# [EXERCISE TASK]
Give the material once more, word for word, without any images.

# [DATA]
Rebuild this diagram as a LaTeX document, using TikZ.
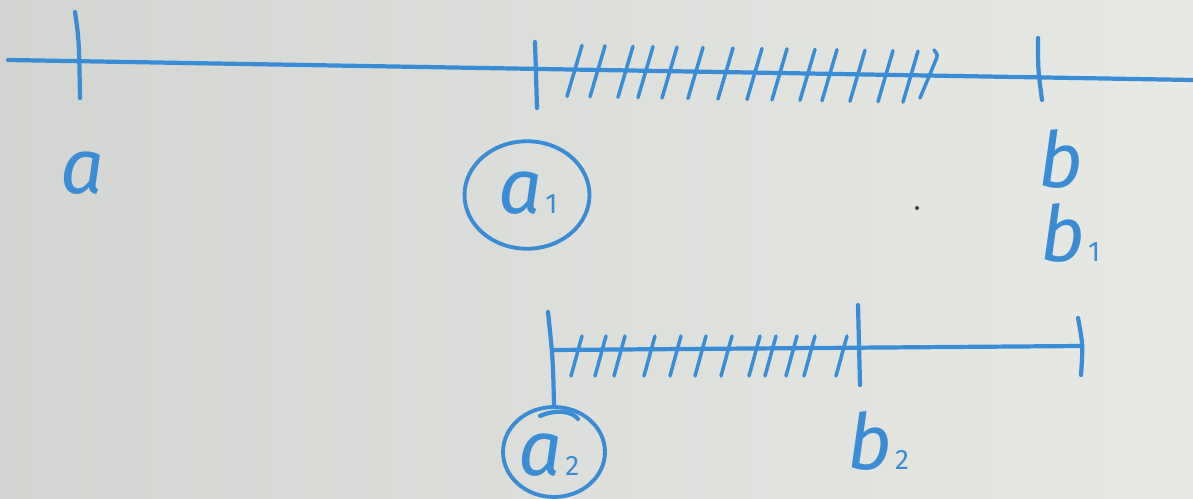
\documentclass[tikz,border=0pt]{standalone}
\usepackage{fontspec}
\usetikzlibrary{shapes.geometric}
\newfontfamily\hand{Fira Sans}
\definecolor{ink}{RGB}{58,140,212}
\definecolor{paperL}{RGB}{210,213,209}
\definecolor{paperR}{RGB}{231,233,229}
% small index written next to a letter
\newcommand{\idx}[1]{\kern0.04em{\fontsize{16}{18}\selectfont\upshape #1}}
\begin{document}
\begin{tikzpicture}[x=0.02cm,y=-0.02cm,
  inkline/.style={draw=ink,line width=2.4pt,line cap=round,line join=round},
  hatch/.style={draw=ink,line width=2pt,line cap=round},
  lab/.style={text=ink,font=\hand\itshape\fontsize{44}{48}\selectfont,inner sep=0pt,anchor=base west},
  ring/.style={ellipse,draw=ink,line width=2.2pt,inner sep=0pt}]
% paper
\shade[left color=paperL,right color=paperR] (0,0) rectangle (1193,499);
\useasboundingbox (0,0) rectangle (1193,499);

% ---- upper axis ----
\coordinate (L0) at (8,60);
\coordinate (L1) at (1193,80);
\draw[inkline] (L0) -- (L1);
\coordinate (ta1) at (75,12);  \coordinate (ta2) at (80,98);
\coordinate (tb1) at (535,42); \coordinate (tb2) at (537,108);
\coordinate (tc1) at (1038,38);\coordinate (tc2) at (1042,100);
\draw[inkline] (ta1) .. controls (79,40) .. (ta2);
\draw[inkline] (tb1) -- (tb2);
\draw[inkline] (tc1) .. controls (1038,70) .. (tc2);
% hatching on [a1,b]
\foreach \x in {567,590,618,638,662,688,718,747,772,800,822,850,878,903}{
  \pgfmathsetmacro{\yl}{60+(\x-8)/1185*20}
  \draw[hatch] (\x,\yl+27) -- (\x+15,\yl-24);
}
\draw[hatch] (920,98) -- (935,62) .. controls (938,55) .. (934,50);

% labels of upper axis
\node[lab] (a) at (60,194) {a};
\node[ring,minimum width=2.5cm,minimum height=2.15cm] (a1ring) at (527,195) {};
\node[lab] (a1) at (498,214) {a\idx{1}};
\node[lab] (b) at (1038,188) {b};
\node[lab] (b1) at (1040,262) {b\idx{1}};
\fill[black!75] (917,208) circle (2);

% ---- lower segment ----
\coordinate (M0) at (553,350);
\coordinate (M1) at (1082,346);
\draw[inkline] (M0) -- (M1);
\node[ring,minimum width=2.04cm,minimum height=1.8cm] (a2ring) at (554,452) {};
\coordinate (sa1) at (548,312);
\draw[inkline] (sa1) .. controls (553,360) .. (a2ring.north);
\draw[inkline] (540,416) .. controls (556,409) and (572,411) .. (578,419);
\draw[inkline] (858,305) -- (860,385);
\draw[inkline] (1078,318) .. controls (1083,345) .. (1081,375);
\foreach \x in {571,595,614,644,670,695,721,749,765,786,804,836}{
  \draw[hatch] (\x,376) -- (\x+11,336);
}
\node[lab] (a2) at (518,476) {a\idx{2}};
\node[lab] (b2) at (847,470) {b\idx{2}};
\end{tikzpicture}
\end{document}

# [SOLVED PROBLEM]
Rebuild this diagram as a LaTeX document, using TikZ.
\documentclass[tikz,border=0pt]{standalone}
\usepackage{fontspec}
\usetikzlibrary{shapes.geometric}
\newfontfamily\hand{Fira Sans}
\definecolor{ink}{RGB}{58,140,212}
\definecolor{paperL}{RGB}{210,213,209}
\definecolor{paperR}{RGB}{231,233,229}
% small index written next to a letter
\newcommand{\idx}[1]{\kern0.04em{\fontsize{16}{18}\selectfont\upshape #1}}
\begin{document}
\begin{tikzpicture}[x=0.02cm,y=-0.02cm,
  inkline/.style={draw=ink,line width=2.4pt,line cap=round,line join=round},
  hatch/.style={draw=ink,line width=2pt,line cap=round},
  lab/.style={text=ink,font=\hand\itshape\fontsize{44}{48}\selectfont,inner sep=0pt,anchor=base west},
  ring/.style={ellipse,draw=ink,line width=2.2pt,inner sep=0pt}]
% paper
\shade[left color=paperL,right color=paperR] (0,0) rectangle (1193,499);
\useasboundingbox (0,0) rectangle (1193,499);

% ---- upper axis ----
\coordinate (L0) at (8,60);
\coordinate (L1) at (1193,80);
\draw[inkline] (L0) -- (L1);
\coordinate (ta1) at (75,12);  \coordinate (ta2) at (80,98);
\coordinate (tb1) at (535,42); \coordinate (tb2) at (537,108);
\coordinate (tc1) at (1038,38);\coordinate (tc2) at (1042,100);
\draw[inkline] (ta1) .. controls (79,40) .. (ta2);
\draw[inkline] (tb1) -- (tb2);
\draw[inkline] (tc1) .. controls (1038,70) .. (tc2);
% hatching on [a1,b]
\foreach \x in {567,590,618,638,662,688,718,747,772,800,822,850,878,903}{
  \pgfmathsetmacro{\yl}{60+(\x-8)/1185*20}
  \draw[hatch] (\x,\yl+27) -- (\x+15,\yl-24);
}
\draw[hatch] (920,98) -- (935,62) .. controls (938,55) .. (934,50);

% labels of upper axis
\node[lab] (a) at (60,194) {a};
\node[ring,minimum width=2.5cm,minimum height=2.15cm] (a1ring) at (527,195) {};
\node[lab] (a1) at (498,214) {a\idx{1}};
\node[lab] (b) at (1038,188) {b};
\node[lab] (b1) at (1040,262) {b\idx{1}};
\fill[black!75] (917,208) circle (2);

% ---- lower segment ----
\coordinate (M0) at (553,350);
\coordinate (M1) at (1082,346);
\draw[inkline] (M0) -- (M1);
\node[ring,minimum width=2.04cm,minimum height=1.8cm] (a2ring) at (554,452) {};
\coordinate (sa1) at (548,312);
\draw[inkline] (sa1) .. controls (553,360) .. (a2ring.north);
\draw[inkline] (540,416) .. controls (556,409) and (572,411) .. (578,419);
\draw[inkline] (858,305) -- (860,385);
\draw[inkline] (1078,318) .. controls (1083,345) .. (1081,375);
\foreach \x in {571,595,614,644,670,695,721,749,765,786,804,836}{
  \draw[hatch] (\x,376) -- (\x+11,336);
}
\node[lab] (a2) at (518,476) {a\idx{2}};
\node[lab] (b2) at (847,470) {b\idx{2}};
\end{tikzpicture}
\end{document}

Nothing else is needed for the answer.